**Problem to solve:** Look below and pull out each line with the word "this".

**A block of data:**
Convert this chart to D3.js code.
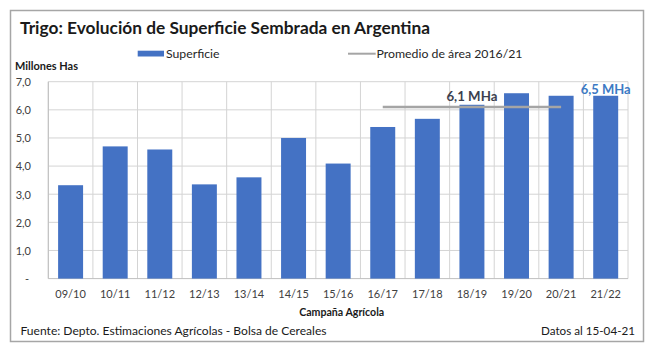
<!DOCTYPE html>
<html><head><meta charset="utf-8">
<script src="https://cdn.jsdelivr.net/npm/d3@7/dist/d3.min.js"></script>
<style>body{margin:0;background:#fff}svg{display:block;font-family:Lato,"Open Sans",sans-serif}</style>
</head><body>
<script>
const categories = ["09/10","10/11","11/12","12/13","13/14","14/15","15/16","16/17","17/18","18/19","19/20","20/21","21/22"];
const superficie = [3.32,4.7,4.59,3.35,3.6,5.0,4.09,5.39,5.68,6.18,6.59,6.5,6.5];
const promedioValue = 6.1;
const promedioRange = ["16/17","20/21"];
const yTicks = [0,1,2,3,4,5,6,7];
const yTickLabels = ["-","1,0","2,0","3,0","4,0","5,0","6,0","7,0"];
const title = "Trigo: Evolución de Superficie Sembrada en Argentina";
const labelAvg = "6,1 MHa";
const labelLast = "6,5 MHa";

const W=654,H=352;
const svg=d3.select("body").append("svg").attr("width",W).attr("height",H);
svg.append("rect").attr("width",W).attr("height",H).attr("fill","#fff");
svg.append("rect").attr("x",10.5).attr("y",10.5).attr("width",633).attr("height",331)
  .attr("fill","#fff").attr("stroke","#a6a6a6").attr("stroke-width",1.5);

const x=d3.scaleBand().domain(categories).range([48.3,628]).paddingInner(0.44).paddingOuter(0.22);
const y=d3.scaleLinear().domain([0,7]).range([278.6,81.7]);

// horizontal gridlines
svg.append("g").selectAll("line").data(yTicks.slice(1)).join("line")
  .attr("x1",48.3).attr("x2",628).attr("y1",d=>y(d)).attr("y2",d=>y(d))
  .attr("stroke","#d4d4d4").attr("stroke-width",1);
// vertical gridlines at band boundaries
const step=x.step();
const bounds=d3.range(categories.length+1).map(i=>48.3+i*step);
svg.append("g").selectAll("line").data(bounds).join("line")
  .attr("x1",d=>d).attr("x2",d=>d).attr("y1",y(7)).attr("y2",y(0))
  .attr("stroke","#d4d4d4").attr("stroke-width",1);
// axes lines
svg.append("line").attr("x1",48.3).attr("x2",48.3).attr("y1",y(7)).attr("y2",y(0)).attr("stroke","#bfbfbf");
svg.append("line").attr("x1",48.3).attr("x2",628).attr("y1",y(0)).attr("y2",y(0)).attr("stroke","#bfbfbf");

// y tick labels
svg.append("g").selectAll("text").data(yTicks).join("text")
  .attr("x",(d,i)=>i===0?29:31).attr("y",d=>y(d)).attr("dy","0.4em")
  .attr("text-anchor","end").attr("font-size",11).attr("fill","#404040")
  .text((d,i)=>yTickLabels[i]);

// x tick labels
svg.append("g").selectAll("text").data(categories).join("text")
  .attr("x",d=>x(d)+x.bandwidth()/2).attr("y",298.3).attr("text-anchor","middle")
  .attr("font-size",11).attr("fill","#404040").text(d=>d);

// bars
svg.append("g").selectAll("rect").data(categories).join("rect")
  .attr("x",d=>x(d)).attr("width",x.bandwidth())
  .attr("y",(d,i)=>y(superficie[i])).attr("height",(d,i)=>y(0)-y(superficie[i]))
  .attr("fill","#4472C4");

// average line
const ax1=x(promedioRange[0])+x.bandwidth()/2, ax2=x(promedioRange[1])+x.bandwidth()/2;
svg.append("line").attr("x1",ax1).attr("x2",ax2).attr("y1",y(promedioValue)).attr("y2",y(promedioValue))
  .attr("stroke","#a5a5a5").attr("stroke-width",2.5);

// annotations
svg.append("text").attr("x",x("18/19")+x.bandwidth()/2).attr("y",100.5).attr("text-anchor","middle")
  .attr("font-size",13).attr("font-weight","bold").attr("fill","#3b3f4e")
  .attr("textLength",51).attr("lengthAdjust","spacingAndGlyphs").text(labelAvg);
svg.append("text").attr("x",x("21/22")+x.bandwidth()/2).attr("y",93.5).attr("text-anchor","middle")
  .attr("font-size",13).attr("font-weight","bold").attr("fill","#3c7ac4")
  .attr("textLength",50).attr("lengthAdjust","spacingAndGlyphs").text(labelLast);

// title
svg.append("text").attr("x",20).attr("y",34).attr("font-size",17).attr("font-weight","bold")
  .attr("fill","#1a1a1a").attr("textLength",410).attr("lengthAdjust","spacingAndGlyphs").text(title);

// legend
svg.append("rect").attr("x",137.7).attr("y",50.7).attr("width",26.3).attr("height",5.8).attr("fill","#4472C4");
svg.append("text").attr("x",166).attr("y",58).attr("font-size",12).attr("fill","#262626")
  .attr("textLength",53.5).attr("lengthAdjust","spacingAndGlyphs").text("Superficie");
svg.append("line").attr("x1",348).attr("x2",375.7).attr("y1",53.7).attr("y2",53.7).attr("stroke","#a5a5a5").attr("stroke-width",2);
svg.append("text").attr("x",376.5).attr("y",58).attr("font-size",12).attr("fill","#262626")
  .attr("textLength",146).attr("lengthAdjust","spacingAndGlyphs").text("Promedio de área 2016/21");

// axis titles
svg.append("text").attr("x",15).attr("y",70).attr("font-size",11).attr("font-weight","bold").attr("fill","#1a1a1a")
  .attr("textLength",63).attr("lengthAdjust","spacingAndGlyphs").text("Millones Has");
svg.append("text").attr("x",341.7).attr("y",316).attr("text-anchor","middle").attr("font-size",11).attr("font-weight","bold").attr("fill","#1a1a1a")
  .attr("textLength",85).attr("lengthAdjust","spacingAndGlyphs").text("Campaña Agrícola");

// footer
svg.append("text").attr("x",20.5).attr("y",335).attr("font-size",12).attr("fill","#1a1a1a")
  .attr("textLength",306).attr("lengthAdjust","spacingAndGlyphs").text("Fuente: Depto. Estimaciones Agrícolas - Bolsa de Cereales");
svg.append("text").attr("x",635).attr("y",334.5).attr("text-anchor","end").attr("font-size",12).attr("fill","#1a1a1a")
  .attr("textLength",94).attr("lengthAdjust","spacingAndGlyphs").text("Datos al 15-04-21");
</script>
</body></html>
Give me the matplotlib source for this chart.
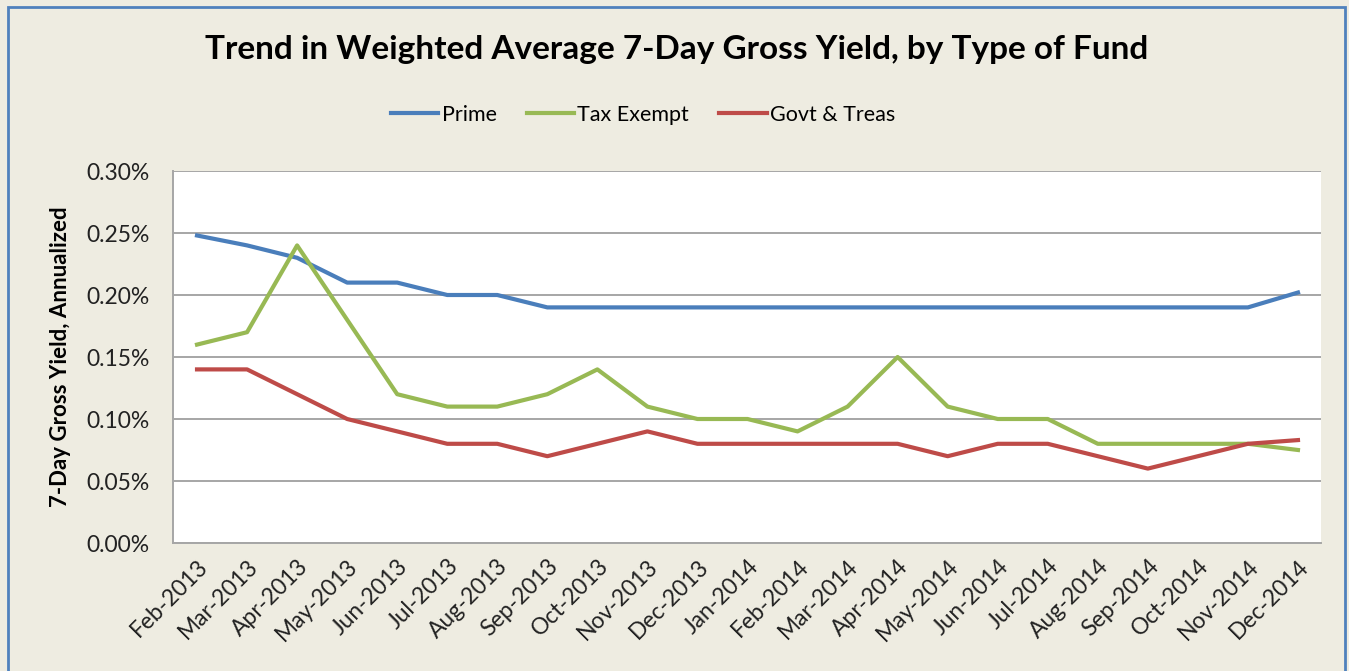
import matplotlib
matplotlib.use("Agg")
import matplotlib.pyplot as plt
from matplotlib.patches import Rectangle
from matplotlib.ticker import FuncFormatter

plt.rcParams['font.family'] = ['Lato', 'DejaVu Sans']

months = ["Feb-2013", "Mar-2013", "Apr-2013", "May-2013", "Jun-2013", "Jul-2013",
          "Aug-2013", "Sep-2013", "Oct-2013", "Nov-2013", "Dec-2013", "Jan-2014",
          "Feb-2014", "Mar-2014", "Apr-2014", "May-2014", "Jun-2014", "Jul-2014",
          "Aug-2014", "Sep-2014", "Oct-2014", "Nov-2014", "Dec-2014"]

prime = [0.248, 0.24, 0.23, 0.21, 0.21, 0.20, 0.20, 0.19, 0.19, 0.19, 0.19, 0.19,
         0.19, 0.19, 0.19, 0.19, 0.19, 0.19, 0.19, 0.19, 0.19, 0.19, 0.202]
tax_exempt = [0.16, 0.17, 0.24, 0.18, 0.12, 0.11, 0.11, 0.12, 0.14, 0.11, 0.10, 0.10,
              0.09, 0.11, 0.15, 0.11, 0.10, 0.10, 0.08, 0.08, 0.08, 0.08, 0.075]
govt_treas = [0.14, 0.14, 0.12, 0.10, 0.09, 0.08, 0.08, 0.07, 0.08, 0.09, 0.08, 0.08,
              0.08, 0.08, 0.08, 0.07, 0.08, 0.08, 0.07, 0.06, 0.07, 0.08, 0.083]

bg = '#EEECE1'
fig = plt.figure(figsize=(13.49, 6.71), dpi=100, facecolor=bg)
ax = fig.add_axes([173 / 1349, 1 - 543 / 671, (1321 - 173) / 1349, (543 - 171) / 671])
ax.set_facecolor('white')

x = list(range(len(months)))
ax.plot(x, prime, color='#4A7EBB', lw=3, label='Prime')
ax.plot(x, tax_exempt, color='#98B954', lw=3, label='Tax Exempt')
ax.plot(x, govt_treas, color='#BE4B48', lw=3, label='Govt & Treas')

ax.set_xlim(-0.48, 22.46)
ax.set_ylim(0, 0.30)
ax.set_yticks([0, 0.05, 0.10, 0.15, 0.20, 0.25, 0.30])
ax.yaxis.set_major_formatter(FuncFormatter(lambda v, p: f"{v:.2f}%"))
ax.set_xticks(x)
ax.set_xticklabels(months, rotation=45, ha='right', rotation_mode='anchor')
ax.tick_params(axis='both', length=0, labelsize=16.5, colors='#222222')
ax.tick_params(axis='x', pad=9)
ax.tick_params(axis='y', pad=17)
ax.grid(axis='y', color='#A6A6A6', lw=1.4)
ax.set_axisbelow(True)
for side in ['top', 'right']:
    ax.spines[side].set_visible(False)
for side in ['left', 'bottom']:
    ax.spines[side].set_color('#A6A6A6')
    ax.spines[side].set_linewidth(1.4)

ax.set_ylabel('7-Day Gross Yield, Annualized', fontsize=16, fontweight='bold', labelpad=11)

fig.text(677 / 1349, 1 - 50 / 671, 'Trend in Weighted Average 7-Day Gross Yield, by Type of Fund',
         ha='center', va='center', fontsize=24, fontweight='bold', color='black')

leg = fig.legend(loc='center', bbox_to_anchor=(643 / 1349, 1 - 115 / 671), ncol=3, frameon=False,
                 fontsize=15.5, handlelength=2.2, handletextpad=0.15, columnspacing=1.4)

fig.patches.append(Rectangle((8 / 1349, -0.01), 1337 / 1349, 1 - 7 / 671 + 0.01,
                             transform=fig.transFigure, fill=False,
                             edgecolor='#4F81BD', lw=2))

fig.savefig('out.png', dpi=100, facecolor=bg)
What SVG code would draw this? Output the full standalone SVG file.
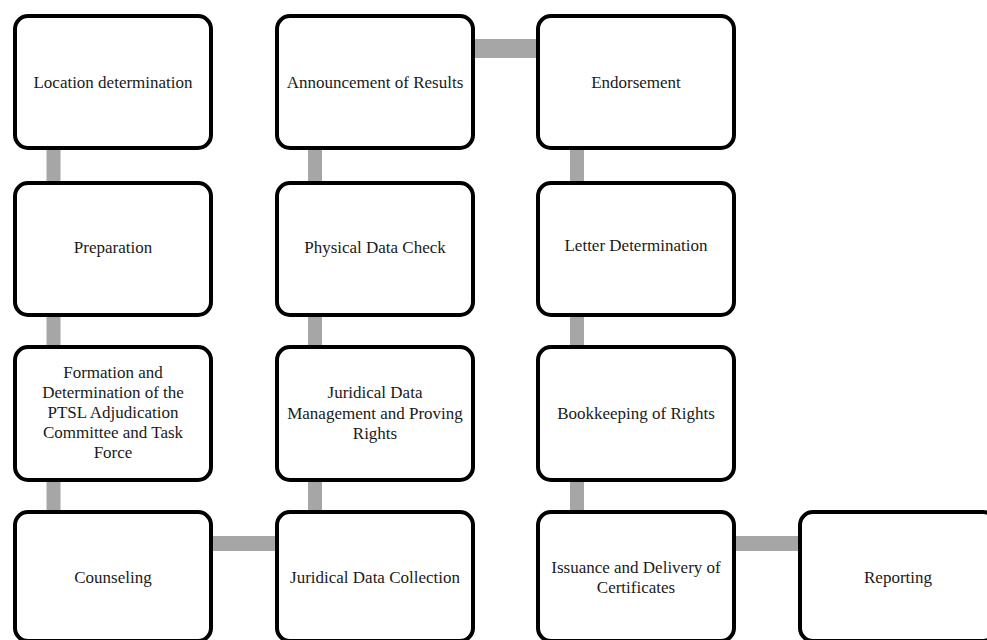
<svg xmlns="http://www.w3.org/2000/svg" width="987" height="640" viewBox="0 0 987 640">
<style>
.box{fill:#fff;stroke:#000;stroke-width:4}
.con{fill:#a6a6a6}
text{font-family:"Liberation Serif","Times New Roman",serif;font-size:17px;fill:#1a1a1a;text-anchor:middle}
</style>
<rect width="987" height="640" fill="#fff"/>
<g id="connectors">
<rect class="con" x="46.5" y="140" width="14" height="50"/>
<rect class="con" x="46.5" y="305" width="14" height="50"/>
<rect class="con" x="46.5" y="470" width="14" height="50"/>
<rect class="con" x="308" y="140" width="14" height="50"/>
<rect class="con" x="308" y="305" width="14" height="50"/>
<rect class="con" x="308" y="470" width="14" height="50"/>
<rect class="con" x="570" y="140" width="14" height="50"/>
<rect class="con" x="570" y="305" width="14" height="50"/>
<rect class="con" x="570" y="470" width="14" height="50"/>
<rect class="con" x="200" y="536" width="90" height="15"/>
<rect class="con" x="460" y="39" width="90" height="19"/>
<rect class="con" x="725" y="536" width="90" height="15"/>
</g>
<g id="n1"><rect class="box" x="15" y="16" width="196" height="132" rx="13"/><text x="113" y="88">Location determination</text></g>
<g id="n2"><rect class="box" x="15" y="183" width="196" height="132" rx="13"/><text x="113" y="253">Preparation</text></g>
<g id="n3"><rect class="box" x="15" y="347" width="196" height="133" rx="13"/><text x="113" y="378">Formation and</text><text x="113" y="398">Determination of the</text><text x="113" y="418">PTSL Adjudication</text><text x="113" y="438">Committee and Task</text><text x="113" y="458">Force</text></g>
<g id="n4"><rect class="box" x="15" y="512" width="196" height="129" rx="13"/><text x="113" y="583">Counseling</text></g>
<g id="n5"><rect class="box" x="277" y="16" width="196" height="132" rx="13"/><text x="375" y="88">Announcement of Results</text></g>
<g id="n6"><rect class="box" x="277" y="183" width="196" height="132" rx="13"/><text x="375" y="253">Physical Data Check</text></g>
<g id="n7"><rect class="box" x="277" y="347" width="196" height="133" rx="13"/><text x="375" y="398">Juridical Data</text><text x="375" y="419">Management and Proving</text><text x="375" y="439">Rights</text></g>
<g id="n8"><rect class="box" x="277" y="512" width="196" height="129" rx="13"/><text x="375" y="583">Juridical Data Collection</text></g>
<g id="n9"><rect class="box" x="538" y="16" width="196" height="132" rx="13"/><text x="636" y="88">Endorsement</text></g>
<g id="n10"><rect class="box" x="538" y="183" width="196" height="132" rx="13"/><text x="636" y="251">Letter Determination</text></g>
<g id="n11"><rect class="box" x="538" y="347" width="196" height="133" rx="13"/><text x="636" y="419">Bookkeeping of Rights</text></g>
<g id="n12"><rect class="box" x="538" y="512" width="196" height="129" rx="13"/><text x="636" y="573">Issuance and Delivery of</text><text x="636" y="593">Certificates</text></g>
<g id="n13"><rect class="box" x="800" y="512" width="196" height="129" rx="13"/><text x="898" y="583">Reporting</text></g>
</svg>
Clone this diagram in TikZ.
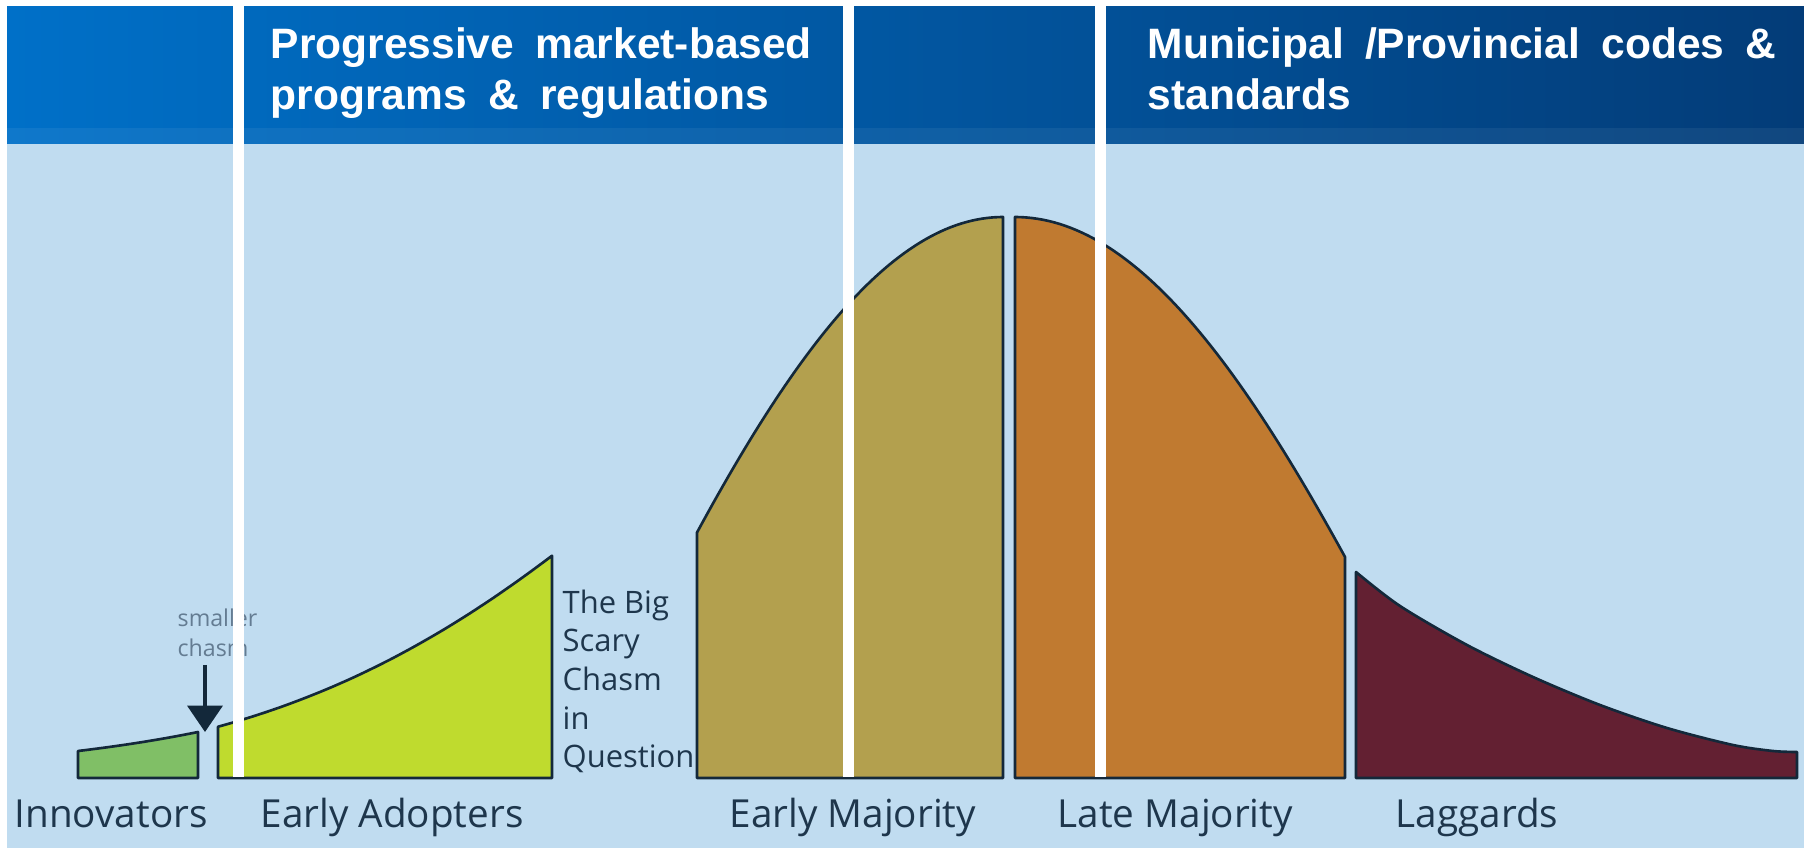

**Written answer:**
Convert this chart to D3.js code.
Give me the matplotlib source for this chart.
What SVG code would draw this? Output the full standalone SVG file.
Clone this diagram in TikZ.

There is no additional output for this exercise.